Update on Ebola Treatment Center Costs and Sustainability, United States, 2019

Jocelyn J. Herstein; Aurora B. Le; Lily A. McNulty; Sean A. Buehler; Paul D. Biddinger; Angela L. Hewlett; John J. Lowe; Shawn G. Gibbs


Emerging Infectious Diseases. 2020;26(5):1007-1009. 

In This Article

Abstract and Introduction


We surveyed 56 Ebola treatment centers (ETCs) in the United States and identified costs incurred since 2014 ($1.76 million/ETC) and sustainability strategies. ETCs reported heavy reliance on federal funding. It is uncertain if, or for how long, ETCs can maintain capabilities should federal funding expire in 2020.

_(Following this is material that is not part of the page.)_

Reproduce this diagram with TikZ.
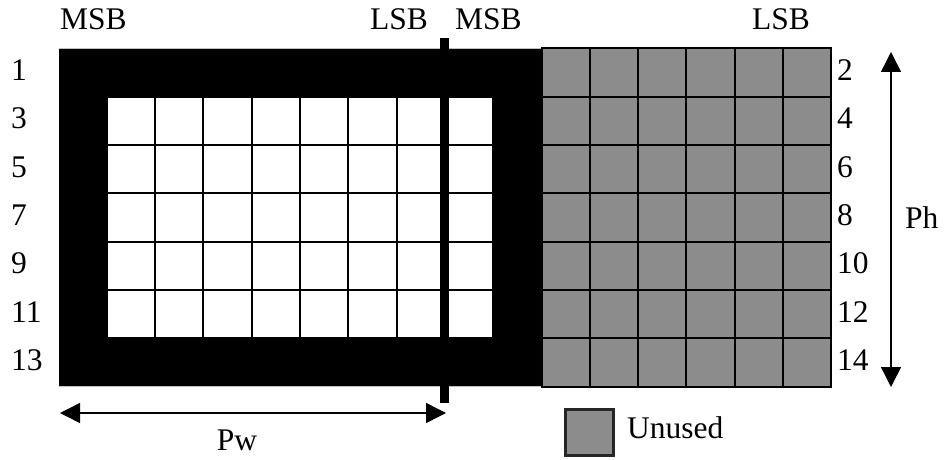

In 2014, a tiered network of facilities to manage patients with Ebola virus disease (EVD) was established in the United States.[1] The Centers for Disease Control and Prevention designated 56 hospitals as Ebola treatment centers (ETCs), each equipped with specified capabilities to provide safe high-level isolation care for patients with EVD. This network was enhanced with the later designation of 10 regional Ebola and other special pathogen treatment centers (RESPTCs) with enhanced capabilities to care for patients with other highly hazardous communicable diseases (HHCDs). Since that time, efforts have been made to expand existing ETC capabilities beyond EVD in preparation for treating the next HHCD outbreak.

Previous assessments of these 56 ETCs by our team found average costs incurred to train teams, enhance physical infrastructure, and acquire advanced resources totaled nearly $1.2 million/facility.[2] Despite these major investments, only 15–18 months after initially establishing their ETCs, by 2016 most hospitals reported challenges in sustaining ETC capabilities, and 3 centers reported they no longer maintained preparedness for EVD care.[3]

Now, 3.5 years after our last ETC assessment, these specialized units face intensified threats to their sustainability because federal funding of these centers through the Hospital Preparedness Program (HPP) Ebola Preparedness and Response Activities is set to expire in 2020.[4] We aimed to determine whether additional costs for ETCs have incurred since our assessment in 2015, as well as to assess hospitals' sustainability plans for maintaining capabilities after federal funding ceases.